Build a ‘seed bank’ of stories
by Marina Warner
From the beginning the world service has been a national institution of a different kind to the local provision of the BBC, and one that anticipated – in many ways – the global character of broadcasting in the digital age. The world service’s use of different languages, its sense of the local within a world-wide network, and its desire to communicate across cultural borders both openly and sympathetically seem to me ideals that could be cultivated vigorously by the BBC today.

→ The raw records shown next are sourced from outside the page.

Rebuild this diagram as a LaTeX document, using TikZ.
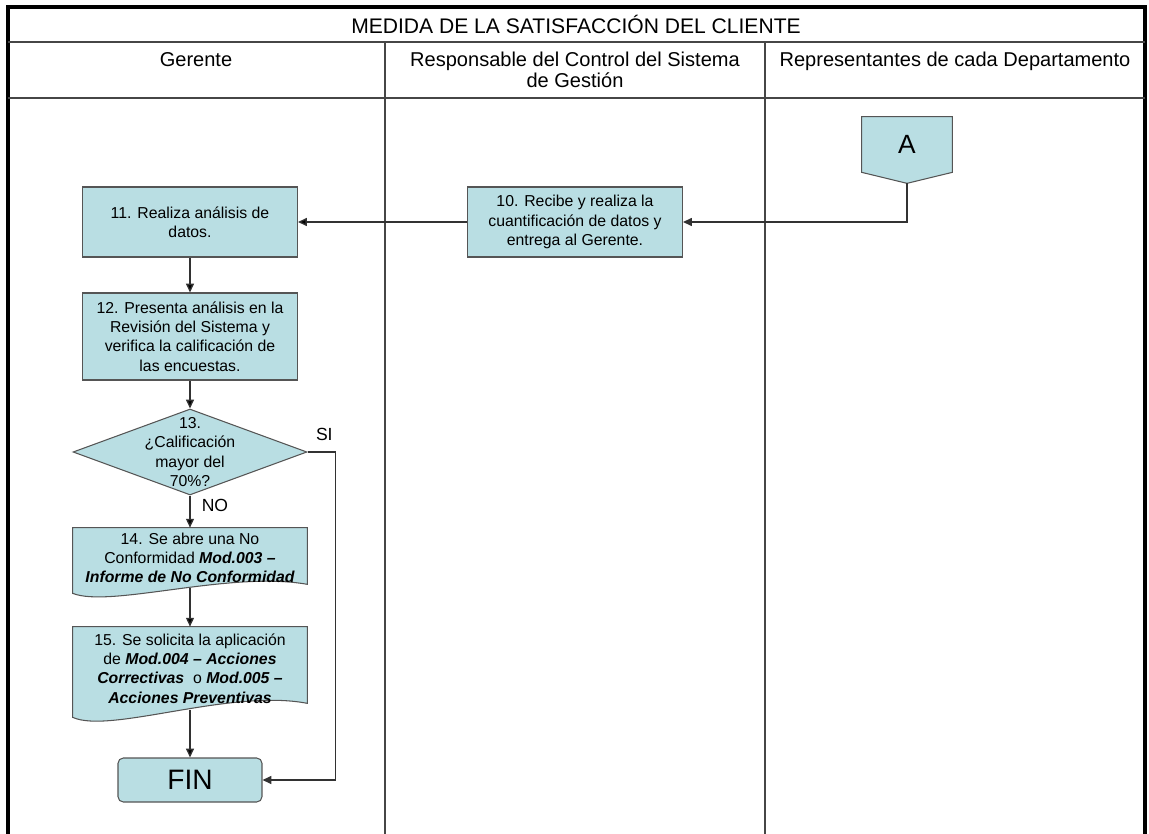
\documentclass[tikz,border=0pt]{standalone}
\usepackage{fontspec}
\setmainfont{Liberation Sans}
\usetikzlibrary{arrows.meta,shapes.geometric,calc,backgrounds}
\definecolor{stepfill}{RGB}{185,222,227}
\definecolor{stepline}{RGB}{85,85,85}
\definecolor{flowline}{RGB}{50,50,50}
\definecolor{gridline}{RGB}{70,70,70}

\begin{document}
\begin{tikzpicture}[x=0.02cm,y=-0.02cm,
	head text/.style={font=\fontsize{11.4}{12}\selectfont,align=center,inner sep=0pt},
	step text/.style={font=\fontsize{9}{11}\selectfont,align=center,inner sep=1pt},
	step shape/.style={fill=stepfill,draw=stepline,line width=0.6pt},
	proc node/.style={step text,step shape,rectangle,minimum width=4.3cm},
	doc node/.style={step text,minimum width=4.68cm},
	decision node/.style={step shape,diamond,inner sep=0pt,minimum width=4.68cm,minimum height=1.72cm},
	end node/.style={step shape,rectangle,rounded corners=3pt,minimum width=2.88cm,minimum height=0.88cm,font=\fontsize{16}{16}\selectfont},
	page node/.style={minimum width=1.8cm,minimum height=1.1cm,font=\fontsize{15}{15}\selectfont},
	flow/.style={draw=flowline,line width=0.75pt,-{Triangle[length=5pt,width=4.5pt]}}]
	
	\useasboundingbox (0,0) rectangle (1149,834);
	
	\draw[line width=2.3pt] (8,834) -- (8,7) -- (1145,7) -- (1145,834);
	\draw[gridline,line width=0.8pt] (8,42) -- (1145,42) (8,98) -- (1145,98)
		(385,42) -- (385,834) (765,42) -- (765,834);
	
	\node[head text,font=\fontsize{12}{12}\selectfont] at (576,24) (title) {MEDIDA DE LA SATISFACCIÓN DEL CLIENTE};
	\node[head text,anchor=north] at (196,52) (lane1) {Gerente};
	\node[head text,anchor=north] at (575,52) (lane2) {Responsable del Control del Sistema\\de Gestión};
	\node[head text,anchor=north] at (955,52) (lane3) {Representantes de cada Departamento};
	
	\node[page node] at (907,144.5) (A) {A};
	\coordinate (A tip) at ($(A.south)+(0,11)$);
	\node[proc node,minimum height=1.4cm] at (575,222) (10) {10. Recibe y realiza la\\cuantificación de datos y\\entrega al Gerente.};
	\node[proc node,minimum height=1.4cm] at (190,222) (11) {11. Realiza análisis de\\datos.};
	\node[proc node,minimum height=1.74cm] at (190,336.5) (12) {12. Presenta análisis en la\\Revisión del Sistema y\\verifica la calificación de\\las encuestas.};
	\node[decision node] at (190,452) (13) {};
	\node[step text] at (13) (13 text) {13.\\¿Calificación\\mayor del\\70\%?};
	\node[doc node,minimum height=1.2cm] at (190,558) (14) {14. Se abre una No\\Conformidad {\bfseries\itshape Mod.003 –}\\{\bfseries\itshape Informe de No Conformidad}};
	\node[doc node,minimum height=1.66cm] at (190,668.5) (15) {15. Se solicita la aplicación\\de {\bfseries\itshape Mod.004 – Acciones}\\{\bfseries\itshape Correctivas}~ o {\bfseries\itshape Mod.005 –}\\{\bfseries\itshape Acciones Preventivas}};
	\node[end node] at (190,780) (fin) {FIN};
	
	\begin{scope}[on background layer]
		\draw[step shape] (A.north west) -- (A.north east) -- (A.south east) -- (A tip) -- (A.south west) -- cycle;
		\draw[step shape] (14.north west) -- (14.north east) -- ($(14.south east)+(0,-4)$)
			.. controls ($(14.south)+(40,-18)$) and ($(14.south)+(-80,20)$) .. ($(14.south west)+(0,5)$) -- cycle;
		\draw[step shape] (15.north west) -- (15.north east) -- ($(15.south east)+(0,-7)$)
			.. controls ($(15.south)+(40,-22)$) and ($(15.south)+(-80,24)$) .. ($(15.south west)+(0,7)$) -- cycle;
	\end{scope}
	
	\draw[flow] (A tip) |- (10);
	\path[flow,every node/.style={font=\fontsize{10}{10}\selectfont}]
		(10) edge (11)
		(11) edge (12)
		(12) edge (13)
		(13) edge node[right=3pt,pos=0.3] {NO} (14)
		(14) edge (15)
		(15) edge (fin);
	\draw[flow] (13.east) -- node[above=3pt,pos=0.6,font=\fontsize{10}{10}\selectfont] (si) {SI} ++(28,0) |- (fin);
\end{tikzpicture}
\end{document}
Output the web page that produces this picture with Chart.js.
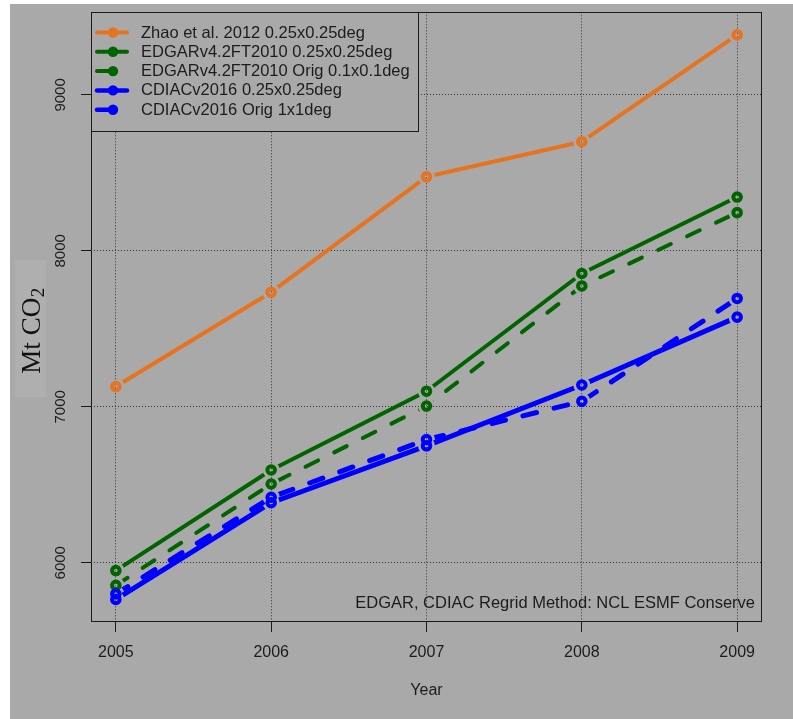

But I want to suggest a specific area for the BBC to re-enter in a global way, an area in which the BBC has also distinguished itself for decades but has rather lost ground recently: children’s programming.
The Seed Bank of Stories would archive dramas, recitals, readings, songs – and any other form of performance – in which poets and actors, writers, dramatists and storytellers have interpreted stories of the kind usually called folklore. This archive could be downloadable on iPlayer or, more importantly, on solar-powered devices, so that children anywhere could listen. The seed bank would not adapt the material to make it ‘suitable for children’, however. It would communicate the stories to a broader audience, treating myth and legends as interesting for everyone and anyone. It would include performances in different languages; indeed a model for the seed bank would be the Archive of Greek and Roman Drama in Performance, which gives access to existing films and filmed productions of Medea, Antigone and the Bacchae.
But the BBC Seed Bank of Stories would not only reorganise and repackage existing material. It would above all be active: it would make and commission new recordings and interpretations from storytellers, ballad-singers, novelists and poets. For example Simon Armitage’s The Death of King Arthur, which he has been performing in lightly staged readings. The History Channel in the US explores events that have taken place and the BBC Seed Bank would offer a similar dedicated channel, but for stories that are imaginative and often belong historically to numerous cultures – like Arthur or Oedipus Rex – and have spread out widely from their points of origin.